October’s First Friday saw Chilalay experience its birthday grand opening, and have an amazing time. The lights from inside the store shone bright, like far-away stars in space, shedding light and emphasis on the pieces of clothing in the store… and the people inside. What we saw was not only the start of a new creative experience in the city, but also the joy that these native experiences can bring to us in times when we feel there is nothing to be happy about.
“Chilalay means to chill, and not stress out over things that are out of your control,” explains Mack. “The idea is to have a more positive outlook on the obstacles we come across in life.”
“We live by the motto, ‘If you can fix it, then fix it’,” Chilalay co-founder Nikko Suavé. “And we feel this has brought us exactly to where we are now. Don’t stress the things you can’t fix.”
Richmond’s creative culture has paved a solid path for a rising artistic revolution, a path able to withstand the trek of several other creative ventures in the city. Since 2014, there has been an explosion in talented and innovative businesses all over the city, from resourceful DIY clothing stores to art galleries open for creative usage. Richmond’s art scene is thriving as we move into 2020, and the potential is there not just for a more creative present, but for individual creatives to build a new, improved future.
Mack and Suavé — who founded Chilalay, a Richmond-based lifestyle brand, several years ago — have noticed this potential, and they’re acting on it. Where some simply admired the boom from a distance, Suavé and Mack delved deep into this local artistic revolution to figure how they can change the future of Richmond fashion with their own work. A few days before their grand opening, Mack explained how Chilalay has grown, from a brand he and Suavé started by themselves in 2012 to their current position as owners of their own store, through persistence and hard work.
“Things happen for a reason,” said Suavé. “If we rused some of the things we did in the past, we wouldn’t be here having this conversation. We always say we’d rather push things back and do them the right way, rather than rushing it and being mildly happy with the outcome. Patience is truly a virtue.”
“A lot of what we’ve manifested already has come from a consistent work ethic,” said Mack. “This is something we’ve been doing since 2012. Not everything we’ve done has been a major hit, but our consistent effort to reach that point has kept us afloat.”
Before acquiring their new storefront, Chilalay worked through numerous pop-ups around the city. Their ability to find the corners of the city where Chilalay can shine the brightest, and build from there, shows their strength as a Richmond-raised brand operating within Richmond’s artistic scene to bring not only quality clothing but a truly creative approach to the city.

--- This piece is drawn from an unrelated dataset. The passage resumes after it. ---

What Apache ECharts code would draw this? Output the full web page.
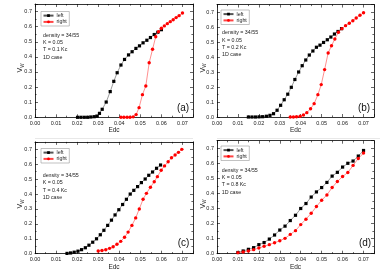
<!DOCTYPE html>
<html><head><meta charset="utf-8">
<script src="https://cdn.jsdelivr.net/npm/echarts@6/dist/echarts.min.js"></script>
<style>html,body{margin:0;padding:0;background:#fff}#c{width:390px;height:276px}</style>
</head><body><div id="c"></div>
<script>
// ---- data (Edc, v_W) ----
const aLeftX  = [0.0202,0.0218,0.0234,0.025,0.0265,0.0281,0.0294,0.0306,0.0319,0.0338,0.0357,0.0374,0.039,0.0408,0.0425,0.0444,0.0461,0.0479,0.0496,0.0513,0.0531,0.0548,0.0566,0.0583,0.06];
const aLeftY  = [0,0,0,0,0.002,0.004,0.008,0.026,0.053,0.101,0.17,0.238,0.295,0.346,0.383,0.413,0.434,0.456,0.473,0.493,0.51,0.528,0.548,0.563,0.58];
const aRightX = [0.0408,0.0422,0.0437,0.0451,0.0466,0.048,0.0494,0.051,0.0526,0.0542,0.0558,0.0573,0.0586,0.06,0.0614,0.0628,0.0642,0.0656,0.067,0.0684,0.07];
const aRightY = [0,0,0,0,0.003,0.018,0.064,0.15,0.207,0.361,0.45,0.533,0.567,0.589,0.605,0.62,0.633,0.646,0.66,0.673,0.69];

const bLeftX  = [0.015,0.0167,0.0184,0.0201,0.0218,0.0236,0.0253,0.027,0.0287,0.0304,0.0321,0.0338,0.0355,0.0372,0.039,0.0407,0.0424,0.0441,0.0458,0.0475,0.0492,0.0509,0.0527,0.0544,0.0561,0.0578,0.0595];
const bLeftY  = [0,0,0,0.001,0.002,0.005,0.011,0.022,0.045,0.078,0.115,0.152,0.198,0.25,0.3,0.342,0.38,0.413,0.44,0.465,0.479,0.497,0.515,0.533,0.553,0.57,0.589];
const bRightX = [0.035,0.0365,0.038,0.0397,0.0413,0.0429,0.0447,0.0464,0.0482,0.0498,0.0514,0.0531,0.0547,0.0563,0.058,0.0597,0.0614,0.0632,0.0649,0.0665,0.0683,0.07];
const bRightY = [0,0,0.002,0.005,0.013,0.029,0.055,0.089,0.149,0.216,0.316,0.427,0.475,0.52,0.565,0.589,0.609,0.625,0.642,0.66,0.678,0.695];

const cLeftX  = [0.0152,0.0169,0.0186,0.0204,0.0221,0.0239,0.0256,0.0274,0.0292,0.031,0.0327,0.0345,0.0363,0.038,0.0398,0.0416,0.0434,0.0452,0.0469,0.0487,0.0505,0.0523,0.054,0.0558,0.0577,0.0596];
const cLeftY  = [0.002,0.005,0.01,0.017,0.027,0.04,0.057,0.077,0.1,0.127,0.157,0.19,0.225,0.26,0.295,0.33,0.365,0.4,0.425,0.45,0.477,0.501,0.526,0.548,0.573,0.595];
const cRightX = [0.03,0.0318,0.0336,0.0354,0.0371,0.0389,0.0407,0.0425,0.0442,0.046,0.0478,0.0495,0.0513,0.0529,0.0548,0.0566,0.0581,0.0599,0.0615,0.0632,0.0648,0.0665,0.0681,0.0697];
const cRightY = [0.018,0.021,0.027,0.036,0.047,0.063,0.083,0.11,0.145,0.19,0.24,0.3,0.365,0.405,0.446,0.483,0.517,0.56,0.589,0.617,0.644,0.662,0.68,0.7];

const dX      = [0.01,0.0125,0.015,0.0175,0.02,0.0225,0.025,0.0275,0.03,0.0325,0.035,0.0375,0.04,0.0425,0.045,0.0475,0.05,0.0525,0.055,0.0575,0.06,0.0625,0.065,0.0675,0.07];
const dLeftY  = [0.008,0.018,0.029,0.04,0.06,0.074,0.097,0.124,0.157,0.183,0.22,0.255,0.3,0.333,0.376,0.41,0.439,0.473,0.515,0.54,0.575,0.6,0.615,0.648,0.685];
const dRightY = [0.007,0.011,0.018,0.027,0.038,0.049,0.06,0.073,0.086,0.102,0.128,0.153,0.193,0.229,0.268,0.313,0.355,0.39,0.439,0.479,0.512,0.539,0.586,0.632,0.668];

const seriesNames = ['left','right'];
const tempLabels = ['0.1','0.2','0.4','0.8'];
const panelTags = ['(a)','(b)','(c)','(d)'];
const annotation = T => 'density = 34/55\nK = 0.05\nT = ' + T + ' Kc\n1D case';

// ---- layout ----
const FONT = 'Liberation Sans, Arial, sans-serif';
const panels = [
  {grid:{left:35, top:4,   width:158, height:113.3}, lx:aLeftX, ly:aLeftY, rx:aRightX, ry:aRightY,
   leg:{left:43, top:11.5}, ann:{x:43, y:31.5}, tag:{x:183, y:108}, yt:{x:20.5, y:68}},
  {grid:{left:217, top:4.5, width:157, height:112.5}, lx:bLeftX, ly:bLeftY, rx:bRightX, ry:bRightY,
   leg:{left:223, top:10}, ann:{x:222, y:29.3}, tag:{x:364, y:108}, yt:{x:203, y:68}},
  {grid:{left:35, top:141.9, width:158, height:111.8}, lx:cLeftX, ly:cLeftY, rx:cRightX, ry:cRightY,
   leg:{left:43, top:148.5}, ann:{x:42.7, y:171.8}, tag:{x:183.5, y:243.3}, yt:{x:20.5, y:204}},
  {grid:{left:217, top:140.7, width:157, height:113}, lx:dX, ly:dLeftY, rx:dX, ry:dRightY,
   leg:{left:223, top:146}, ann:{x:221.7, y:166.5}, tag:{x:365, y:243.3}, yt:{x:203, y:204}}
];

const pair = (xs, ys) => xs.map((x, i) => [x, ys[i]]);
const tickCommon = {
  axisLine:{show:true, onZero:false, lineStyle:{color:'#000', width:0.8}},
  axisTick:{show:true, inside:true, length:3, lineStyle:{color:'#000', width:0.6}},
  minorTick:{show:true, splitNumber:2, length:1.6, lineStyle:{color:'#000', width:0.6}},
  splitLine:{show:false}, minorSplitLine:{show:false}
};
function xAx(gi, main){
  return Object.assign({type:'value', gridIndex:gi, min:0, max:0.075, interval:0.01,
    position: main ? 'bottom' : 'top',
    axisLabel:{show:main, fontSize:5.5, margin:3, color:'#222', fontFamily:FONT,
      formatter:v => v.toFixed(2), showMaxLabel:false},
    name: main ? 'Edc' : '', nameLocation:'middle', nameGap:8.5,
    nameTextStyle:{fontSize:6.5, color:'#222', fontFamily:FONT}}, JSON.parse(JSON.stringify(tickCommon)));
}
function yAx(gi, main){
  return Object.assign({type:'value', gridIndex:gi, min:0, max:0.75, interval:0.1,
    position: main ? 'left' : 'right',
    axisLabel:{show:main, fontSize:5.5, margin:3, color:'#222', fontFamily:FONT,
      formatter:v => v.toFixed(1), showMaxLabel:false}}, JSON.parse(JSON.stringify(tickCommon)));
}

const grid = [], xAxis = [], yAxis = [], series = [], legend = [], graphic = [];
panels.forEach((p, i) => {
  grid.push(Object.assign({show:false}, p.grid));
  xAxis.push(xAx(i, true), xAx(i, false));
  yAxis.push(yAx(i, true), yAx(i, false));
  series.push({name:seriesNames[0], type:'line', xAxisIndex:2*i, yAxisIndex:2*i,
    data:pair(p.lx, p.ly), symbol:'rect', symbolSize:3.2, showSymbol:true,
    lineStyle:{color:'#555', width:0.6}, itemStyle:{color:'#000'}, z:3});
  series.push({name:seriesNames[1], type:'line', xAxisIndex:2*i, yAxisIndex:2*i,
    data:pair(p.rx, p.ry), symbol:'circle', symbolSize:3.4, showSymbol:true,
    lineStyle:{color:'#f44', width:0.6}, itemStyle:{color:'#f00'}, z:4});
  legend.push({data:seriesNames, left:p.leg.left - 2, top:p.leg.top, orient:'vertical',
    itemWidth:10, itemHeight:3.4, itemGap:1.3, padding:[1.6,2.5,1.6,1.5],
    borderColor:'#999', borderWidth:0.6, selectedMode:false,
    textStyle:{fontSize:5.3, color:'#222', fontFamily:FONT, padding:[0,0,0,-2]}});
  graphic.push({type:'text', left:p.ann.x, top:p.ann.y, silent:true,
    style:{text:annotation(tempLabels[i]), fontSize:5.3, lineHeight:7.3, fill:'#222', fontFamily:FONT}});
  graphic.push({type:'text', x:p.tag.x, y:p.tag.y, silent:true,
    style:{text:panelTags[i], fontSize:10, fill:'#111', fontFamily:FONT, align:'center', verticalAlign:'middle'}});
  graphic.push({type:'text', x:p.yt.x, y:p.yt.y, rotation:Math.PI/2, silent:true,
    style:{text:'{v|V}{s|W}', align:'center', verticalAlign:'middle', fill:'#222',
      rich:{v:{fontSize:7, fontFamily:FONT, fill:'#222'}, s:{fontSize:4.5, fontFamily:FONT, fill:'#222', padding:[4,0,0,0]}}}});
});
graphic.push({type:'line', shape:{x1:35, y1:138.5, x2:193, y2:138.5}, style:{stroke:'#e2e2e2', lineWidth:0.8}, silent:true});
graphic.push({type:'line', shape:{x1:217, y1:138.5, x2:380, y2:138.5}, style:{stroke:'#e2e2e2', lineWidth:0.8}, silent:true});

const chart = echarts.init(document.getElementById('c'), null, {renderer:'canvas'});
chart.setOption({animation:false, backgroundColor:'#fff', grid, xAxis, yAxis, series, legend, graphic});
</script>
</body></html>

For Suavé and Mack, their goal is to take Chilalay to the level of a mainstream streetwear brand, able to influence and reflect the interests and ideals of young people in Richmond and beyond. They hope to continue growing from here, doing more both within the city and in the state of Virginia as a whole, as their influence increases. And what better place is there to act as a base of operations in Richmond than Broad Street?
“Broad St. allows us to directly interact with the city at any chance we please,” said Suavé. “We’ve done several pop-ups around the city before, and we’ve had a great turnout with them. But now that we’re seated directly in the center of it all, I think it gives us a better chance to show what we have to offer. This space on Broad isn’t just for the supporters, but the entire public as well.”
But it doesn’t end with a storefront — if anything, it is just the beginning. Using their own space and additional side business, Navy Hill Co. — a screen-printing service they provide to other creative apparel groups in the city — they hope to offer other creatives who are just starting out chances to showcase their own work.
“I see [Chilalay] being used as a space for other creatives to manifest their own work,” said Mack. “We got started by doing pop-ups at different spaces, and so I hope that we can give back to the community by doing that same thing for other artists in the city. When there’s good infrastructure laid out, it’s easier to build more.”